Japan is the largest investor in Thailand, representing 57 percent of projects that were granted investment incentives last year, according to Thailand’s Board of Investment.
The setbacks come just as Japanese automakers and electronics manufacturers are restoring output after the March 11 earthquake and tsunami led to parts and power shortages that slashed output. The country’s exporters are also reeling from the yen’s gain to a postwar high on Oct. 31.
Nobuyuki Nakahara, a former Bank of Japan policy board member, urged the central bank to boost monetary easing 10-fold to weaken the currency.
“The Japanese economy will collapse unless the yen weakens to 100 yen per dollar,” Nakahara, a policy board member between 1998 and 2002, said in a Nov. 4 interview. The dollar currently trades around 77.6 yen.

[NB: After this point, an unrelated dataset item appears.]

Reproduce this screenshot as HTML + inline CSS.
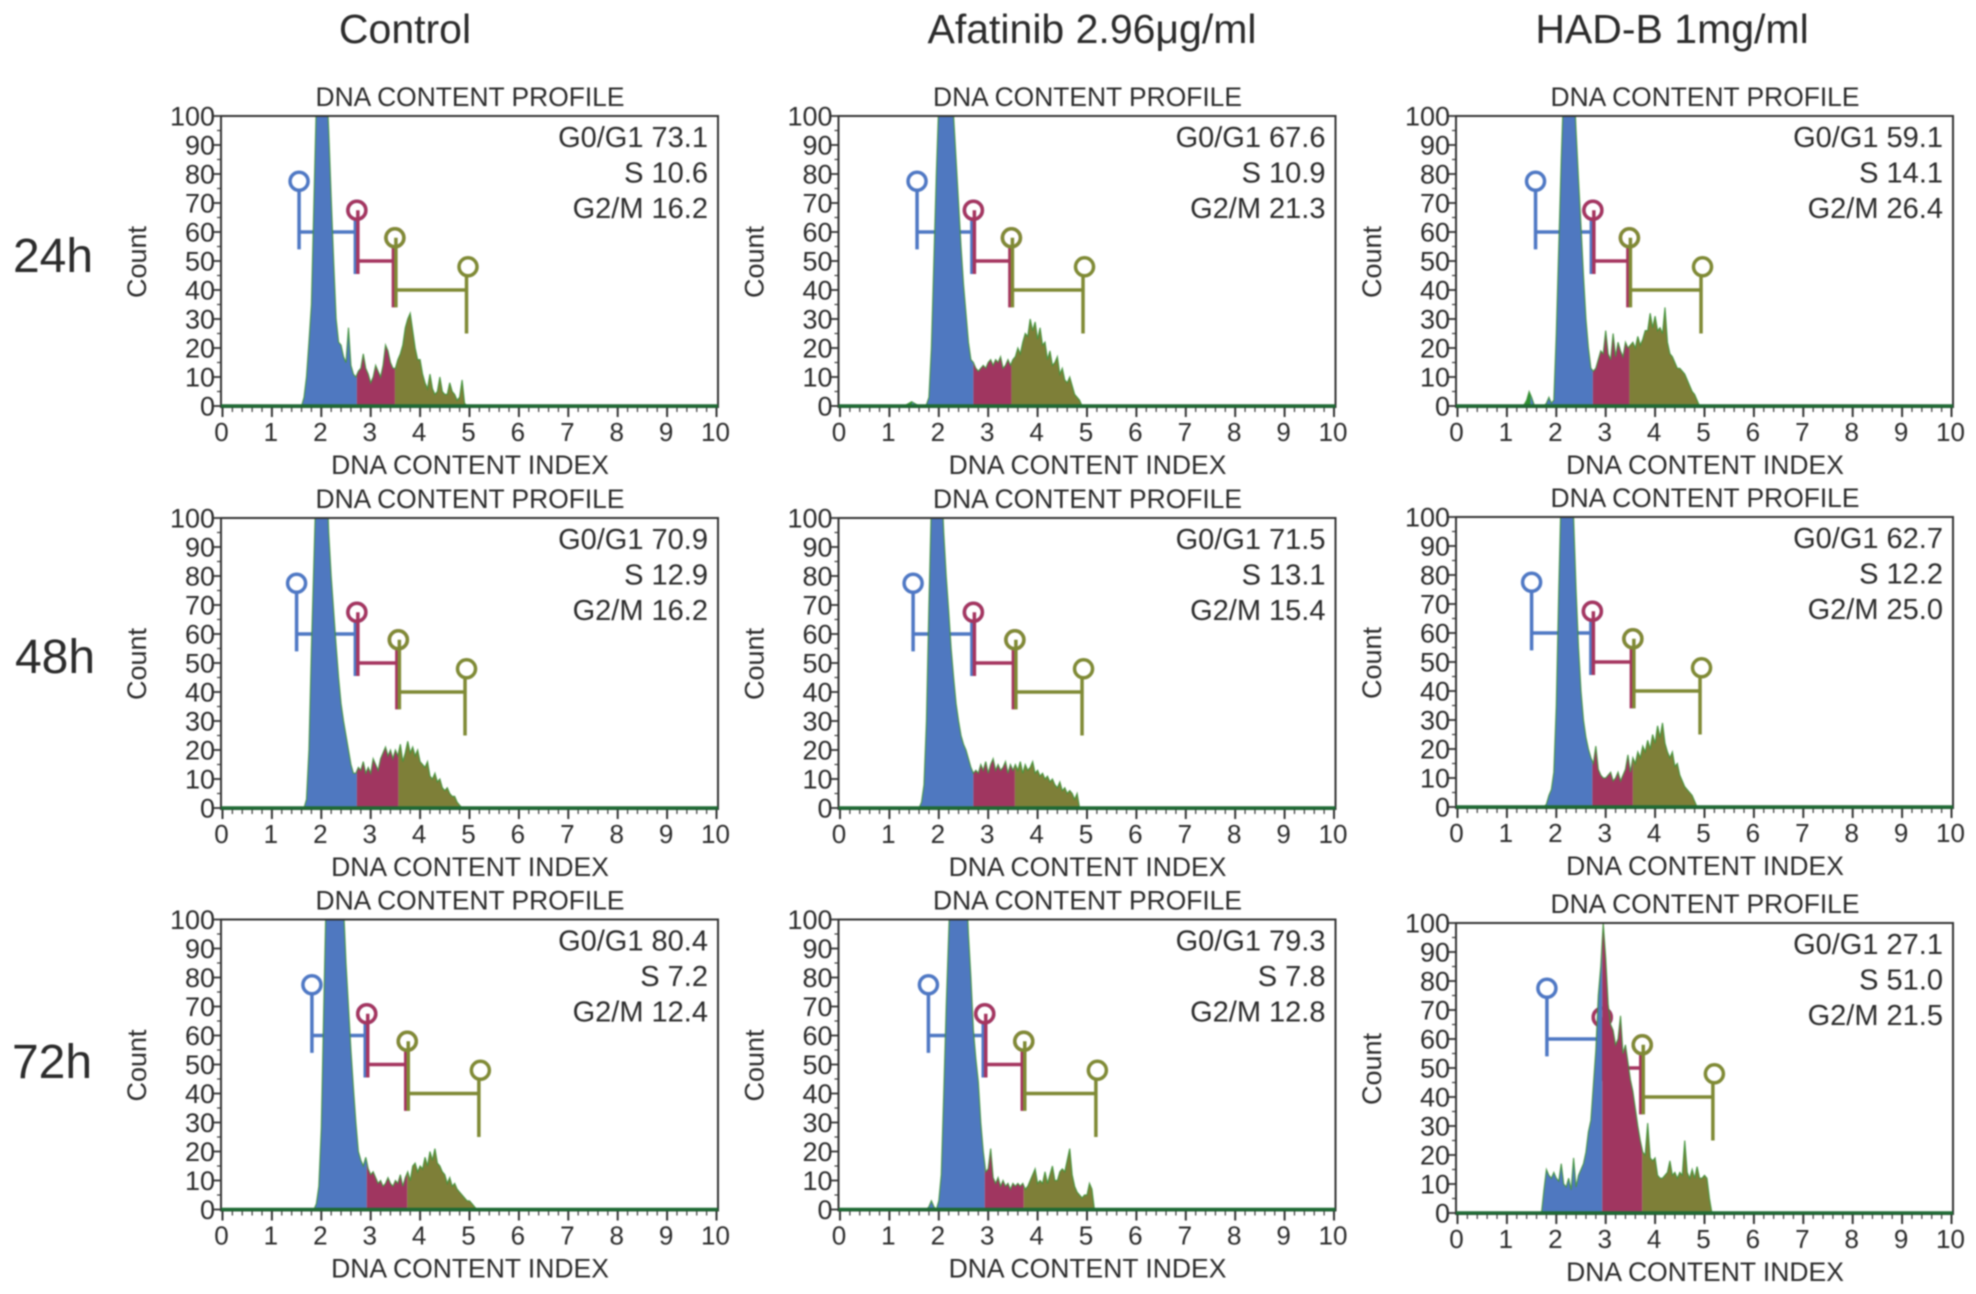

Japan fell into its third recession in a decade after the record earthquake and tsunami on March 11. Industrial output declined 4 percent in September from August, a sharper drop than analysts surveyed by Bloomberg News forecast.
Export growth slowed to 2.4 percent in September, from 2.8 percent in August, while retail sales also fell more than expected.
The Thai disaster is affecting the global supply chain at Japanese auto and electronics makers, further disrupting output. After Toyota halted output at its Southeast Asian production base, a shortage of parts prompted the company to cancel plans to run factories overtime in North America, where it had intended to make up for output lost after the March 11 quake.
“This will not only impact Japan’s exports to Thailand, but also affect global supply chain of Japanese companies,” said Yoshimasa Maruyama, a chief economist at Itochu Corp. in Tokyo. “Production of Japanese firms in the U.S., Japan and other areas may also decrease.”